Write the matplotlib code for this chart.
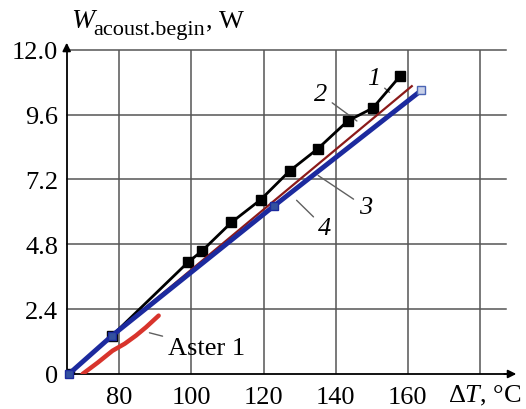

* * *

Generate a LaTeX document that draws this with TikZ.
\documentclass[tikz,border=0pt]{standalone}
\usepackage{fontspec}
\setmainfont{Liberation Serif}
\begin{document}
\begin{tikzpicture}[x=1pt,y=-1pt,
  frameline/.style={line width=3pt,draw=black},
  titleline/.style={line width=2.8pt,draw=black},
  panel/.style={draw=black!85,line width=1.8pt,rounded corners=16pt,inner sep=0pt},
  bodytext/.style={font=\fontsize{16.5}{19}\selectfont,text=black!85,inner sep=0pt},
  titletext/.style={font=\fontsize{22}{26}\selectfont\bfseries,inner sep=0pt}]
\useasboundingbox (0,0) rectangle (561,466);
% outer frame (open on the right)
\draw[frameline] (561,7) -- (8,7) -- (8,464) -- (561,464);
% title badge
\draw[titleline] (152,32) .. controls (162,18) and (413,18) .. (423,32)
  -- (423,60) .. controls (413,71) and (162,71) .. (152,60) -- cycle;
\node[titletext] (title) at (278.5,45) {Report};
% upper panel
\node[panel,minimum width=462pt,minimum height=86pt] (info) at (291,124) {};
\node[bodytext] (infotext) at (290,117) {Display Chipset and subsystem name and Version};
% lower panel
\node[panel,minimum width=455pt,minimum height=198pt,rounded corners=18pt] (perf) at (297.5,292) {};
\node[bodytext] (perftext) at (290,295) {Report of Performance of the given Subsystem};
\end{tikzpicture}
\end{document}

--

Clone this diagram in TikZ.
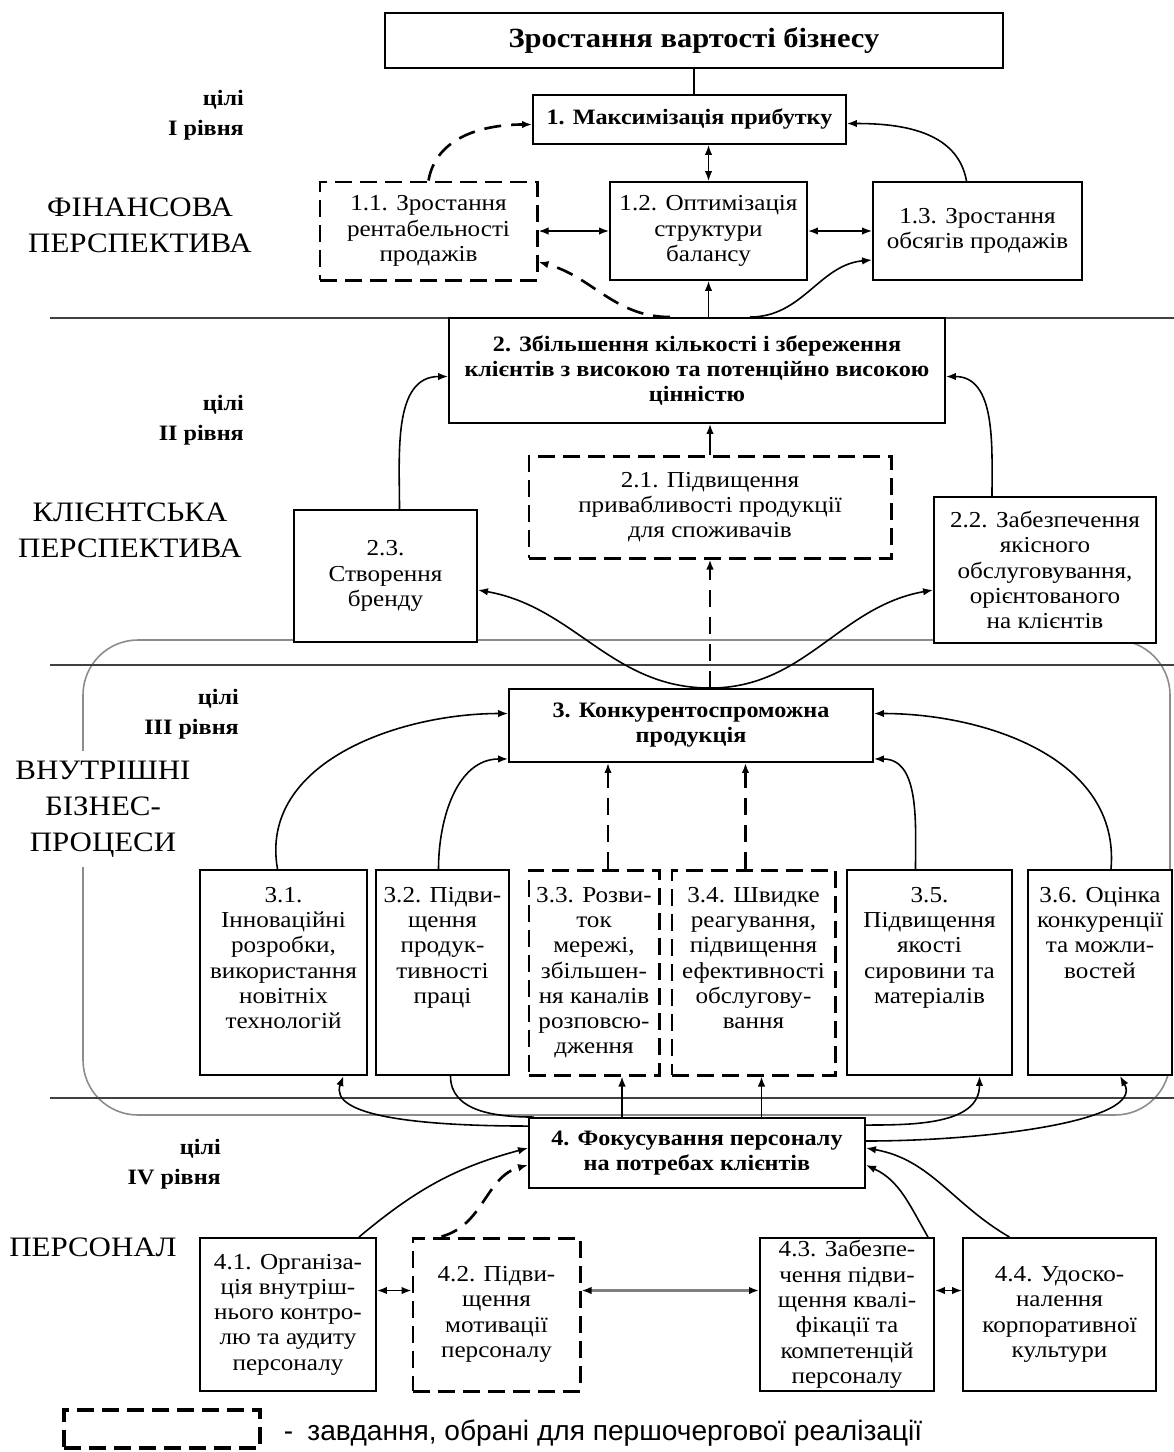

#### [Task directions]
Give only the number of lines in the data that hold the word "this".

#### [The result]
3